WHAT IS BEING ASKED: Return only the lines between the line holding "Reproduce this diagram with TikZ." and the line holding "(0,0) rectangle (694,722);", the two boundary lines included, exactly as they appear.

ENTRIES PROVIDED:
<<<<

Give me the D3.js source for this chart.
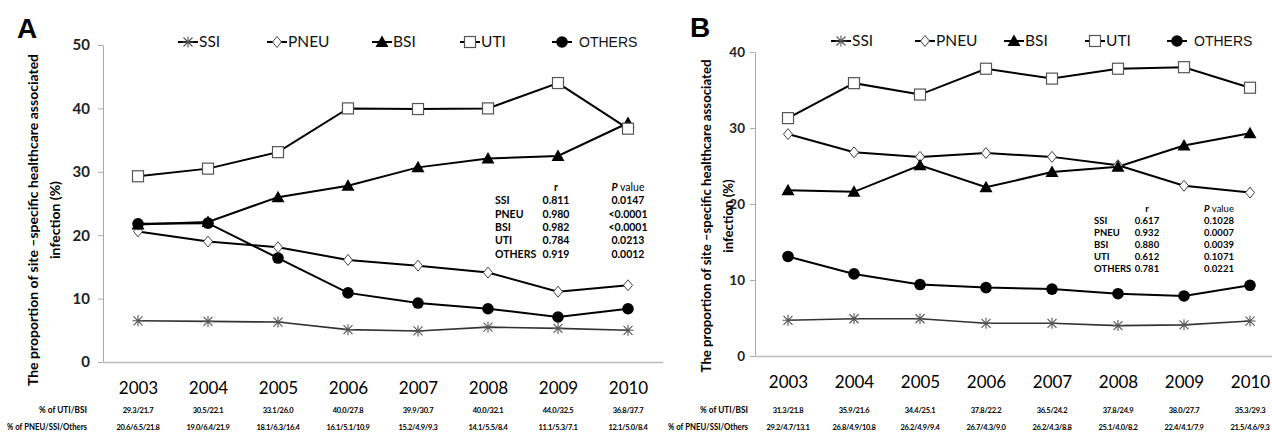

>>>>
<<<<

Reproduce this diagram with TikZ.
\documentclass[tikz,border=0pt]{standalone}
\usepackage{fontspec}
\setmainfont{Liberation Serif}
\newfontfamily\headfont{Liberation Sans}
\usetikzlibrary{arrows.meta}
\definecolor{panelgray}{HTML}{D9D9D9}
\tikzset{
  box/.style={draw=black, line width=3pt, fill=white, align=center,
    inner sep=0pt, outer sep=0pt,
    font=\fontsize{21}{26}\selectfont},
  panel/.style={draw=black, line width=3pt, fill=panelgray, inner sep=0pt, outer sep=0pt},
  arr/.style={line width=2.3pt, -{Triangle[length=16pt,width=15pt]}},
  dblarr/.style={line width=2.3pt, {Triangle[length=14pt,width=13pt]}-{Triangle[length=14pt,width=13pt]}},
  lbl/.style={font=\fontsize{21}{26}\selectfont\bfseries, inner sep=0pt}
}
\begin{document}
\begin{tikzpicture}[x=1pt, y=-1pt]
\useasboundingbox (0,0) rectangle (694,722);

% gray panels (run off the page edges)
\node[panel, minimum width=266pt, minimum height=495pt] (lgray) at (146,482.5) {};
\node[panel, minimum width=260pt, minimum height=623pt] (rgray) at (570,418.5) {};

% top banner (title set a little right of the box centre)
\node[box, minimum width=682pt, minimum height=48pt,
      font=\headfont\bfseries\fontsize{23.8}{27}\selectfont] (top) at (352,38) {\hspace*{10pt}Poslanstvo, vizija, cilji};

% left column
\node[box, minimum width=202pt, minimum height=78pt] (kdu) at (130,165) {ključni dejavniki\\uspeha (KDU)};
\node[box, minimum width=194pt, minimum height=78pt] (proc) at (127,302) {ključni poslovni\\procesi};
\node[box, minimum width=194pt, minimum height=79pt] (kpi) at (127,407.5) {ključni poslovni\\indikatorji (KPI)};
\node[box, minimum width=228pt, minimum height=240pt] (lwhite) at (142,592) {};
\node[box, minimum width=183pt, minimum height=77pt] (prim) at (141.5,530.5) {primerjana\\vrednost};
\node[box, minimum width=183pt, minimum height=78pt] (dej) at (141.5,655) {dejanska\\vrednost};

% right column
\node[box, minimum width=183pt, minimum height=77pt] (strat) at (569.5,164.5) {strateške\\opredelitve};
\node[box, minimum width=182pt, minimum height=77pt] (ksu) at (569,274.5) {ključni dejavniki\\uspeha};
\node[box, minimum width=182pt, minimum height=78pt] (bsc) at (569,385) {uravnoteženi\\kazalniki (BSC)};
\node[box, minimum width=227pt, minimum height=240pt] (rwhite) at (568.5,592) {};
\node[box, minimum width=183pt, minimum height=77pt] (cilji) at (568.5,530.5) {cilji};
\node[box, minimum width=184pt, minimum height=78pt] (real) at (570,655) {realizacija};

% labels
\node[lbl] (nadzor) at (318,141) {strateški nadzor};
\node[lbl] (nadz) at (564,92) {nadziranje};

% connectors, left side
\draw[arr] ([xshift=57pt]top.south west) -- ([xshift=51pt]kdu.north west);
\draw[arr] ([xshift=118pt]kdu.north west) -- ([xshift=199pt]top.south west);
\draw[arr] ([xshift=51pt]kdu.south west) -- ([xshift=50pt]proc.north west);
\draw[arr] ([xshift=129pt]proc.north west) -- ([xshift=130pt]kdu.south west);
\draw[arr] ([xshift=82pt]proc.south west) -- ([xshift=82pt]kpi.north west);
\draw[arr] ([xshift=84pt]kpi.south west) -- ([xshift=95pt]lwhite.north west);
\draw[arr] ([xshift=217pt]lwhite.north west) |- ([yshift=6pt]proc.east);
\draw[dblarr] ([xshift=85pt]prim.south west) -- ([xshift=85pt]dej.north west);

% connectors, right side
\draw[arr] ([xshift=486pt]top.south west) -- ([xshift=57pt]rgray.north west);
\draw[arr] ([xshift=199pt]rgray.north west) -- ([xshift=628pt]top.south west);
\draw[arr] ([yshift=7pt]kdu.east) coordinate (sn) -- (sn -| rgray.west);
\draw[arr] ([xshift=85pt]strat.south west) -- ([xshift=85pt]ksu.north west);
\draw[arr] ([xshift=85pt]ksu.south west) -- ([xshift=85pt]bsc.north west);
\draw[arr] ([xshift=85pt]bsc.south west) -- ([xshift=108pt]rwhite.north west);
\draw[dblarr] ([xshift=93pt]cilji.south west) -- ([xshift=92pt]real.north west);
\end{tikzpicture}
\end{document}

>>>>
<<<<

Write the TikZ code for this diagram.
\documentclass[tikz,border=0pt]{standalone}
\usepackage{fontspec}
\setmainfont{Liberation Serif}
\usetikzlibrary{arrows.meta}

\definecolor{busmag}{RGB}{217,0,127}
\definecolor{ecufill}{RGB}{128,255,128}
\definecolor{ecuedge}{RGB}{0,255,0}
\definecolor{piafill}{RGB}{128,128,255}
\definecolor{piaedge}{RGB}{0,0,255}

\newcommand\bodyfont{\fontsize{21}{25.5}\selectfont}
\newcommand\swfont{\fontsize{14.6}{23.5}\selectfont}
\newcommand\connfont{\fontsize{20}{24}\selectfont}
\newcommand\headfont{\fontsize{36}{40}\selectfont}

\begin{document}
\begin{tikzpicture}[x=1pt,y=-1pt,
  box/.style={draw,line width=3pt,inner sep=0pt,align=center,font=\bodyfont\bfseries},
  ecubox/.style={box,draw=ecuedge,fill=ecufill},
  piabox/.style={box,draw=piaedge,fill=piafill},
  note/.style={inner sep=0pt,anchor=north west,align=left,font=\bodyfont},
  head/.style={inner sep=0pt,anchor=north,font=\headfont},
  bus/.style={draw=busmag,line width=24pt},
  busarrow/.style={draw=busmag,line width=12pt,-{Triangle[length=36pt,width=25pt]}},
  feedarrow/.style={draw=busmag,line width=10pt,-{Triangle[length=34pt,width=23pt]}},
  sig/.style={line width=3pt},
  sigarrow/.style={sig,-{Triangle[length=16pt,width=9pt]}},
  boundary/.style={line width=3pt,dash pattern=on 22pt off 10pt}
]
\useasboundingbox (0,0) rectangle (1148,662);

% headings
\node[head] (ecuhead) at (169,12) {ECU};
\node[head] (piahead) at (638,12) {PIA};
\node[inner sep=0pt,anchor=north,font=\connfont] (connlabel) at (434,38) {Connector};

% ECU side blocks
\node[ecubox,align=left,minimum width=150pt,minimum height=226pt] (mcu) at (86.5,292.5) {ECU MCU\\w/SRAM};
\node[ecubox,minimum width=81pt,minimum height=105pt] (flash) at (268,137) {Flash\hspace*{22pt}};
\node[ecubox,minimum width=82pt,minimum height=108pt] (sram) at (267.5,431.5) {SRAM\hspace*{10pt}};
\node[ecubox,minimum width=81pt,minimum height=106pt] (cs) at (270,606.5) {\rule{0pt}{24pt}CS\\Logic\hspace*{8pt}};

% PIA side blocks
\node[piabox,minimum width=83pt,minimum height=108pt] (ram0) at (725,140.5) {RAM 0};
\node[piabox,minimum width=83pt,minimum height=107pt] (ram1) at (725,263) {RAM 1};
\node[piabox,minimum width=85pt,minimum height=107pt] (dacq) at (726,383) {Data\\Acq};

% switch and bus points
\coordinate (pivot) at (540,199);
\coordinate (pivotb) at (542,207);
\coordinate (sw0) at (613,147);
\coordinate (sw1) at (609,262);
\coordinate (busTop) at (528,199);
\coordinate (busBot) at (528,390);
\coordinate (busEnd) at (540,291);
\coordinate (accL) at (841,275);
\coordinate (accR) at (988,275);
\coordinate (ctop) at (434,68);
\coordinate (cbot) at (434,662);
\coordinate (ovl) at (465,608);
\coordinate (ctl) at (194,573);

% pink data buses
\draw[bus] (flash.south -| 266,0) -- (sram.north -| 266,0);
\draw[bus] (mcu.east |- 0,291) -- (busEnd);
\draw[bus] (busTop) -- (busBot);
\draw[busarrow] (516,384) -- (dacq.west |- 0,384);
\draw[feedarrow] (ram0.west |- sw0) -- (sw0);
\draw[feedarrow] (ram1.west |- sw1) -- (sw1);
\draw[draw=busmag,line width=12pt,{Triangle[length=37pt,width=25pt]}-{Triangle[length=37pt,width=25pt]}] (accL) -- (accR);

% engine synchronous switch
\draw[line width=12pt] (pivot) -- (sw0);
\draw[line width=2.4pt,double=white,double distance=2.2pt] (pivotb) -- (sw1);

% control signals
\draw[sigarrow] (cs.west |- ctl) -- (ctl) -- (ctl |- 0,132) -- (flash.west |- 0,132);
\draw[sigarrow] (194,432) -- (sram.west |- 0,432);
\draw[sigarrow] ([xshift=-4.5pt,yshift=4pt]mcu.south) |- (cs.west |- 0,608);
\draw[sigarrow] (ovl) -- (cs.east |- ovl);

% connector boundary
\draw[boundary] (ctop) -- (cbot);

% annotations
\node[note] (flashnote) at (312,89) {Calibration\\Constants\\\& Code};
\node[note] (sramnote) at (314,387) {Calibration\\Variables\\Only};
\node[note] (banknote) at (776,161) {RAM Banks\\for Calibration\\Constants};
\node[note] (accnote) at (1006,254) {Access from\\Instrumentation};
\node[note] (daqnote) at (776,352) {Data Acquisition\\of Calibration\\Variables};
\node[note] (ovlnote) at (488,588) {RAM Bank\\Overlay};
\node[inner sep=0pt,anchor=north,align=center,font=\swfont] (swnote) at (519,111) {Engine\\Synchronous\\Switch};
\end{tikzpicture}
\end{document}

>>>>

RESULT OF THIS TASK:
Reproduce this diagram with TikZ.
\documentclass[tikz,border=0pt]{standalone}
\usepackage{fontspec}
\setmainfont{Liberation Serif}
\newfontfamily\headfont{Liberation Sans}
\usetikzlibrary{arrows.meta}
\definecolor{panelgray}{HTML}{D9D9D9}
\tikzset{
  box/.style={draw=black, line width=3pt, fill=white, align=center,
    inner sep=0pt, outer sep=0pt,
    font=\fontsize{21}{26}\selectfont},
  panel/.style={draw=black, line width=3pt, fill=panelgray, inner sep=0pt, outer sep=0pt},
  arr/.style={line width=2.3pt, -{Triangle[length=16pt,width=15pt]}},
  dblarr/.style={line width=2.3pt, {Triangle[length=14pt,width=13pt]}-{Triangle[length=14pt,width=13pt]}},
  lbl/.style={font=\fontsize{21}{26}\selectfont\bfseries, inner sep=0pt}
}
\begin{document}
\begin{tikzpicture}[x=1pt, y=-1pt]
\useasboundingbox (0,0) rectangle (694,722);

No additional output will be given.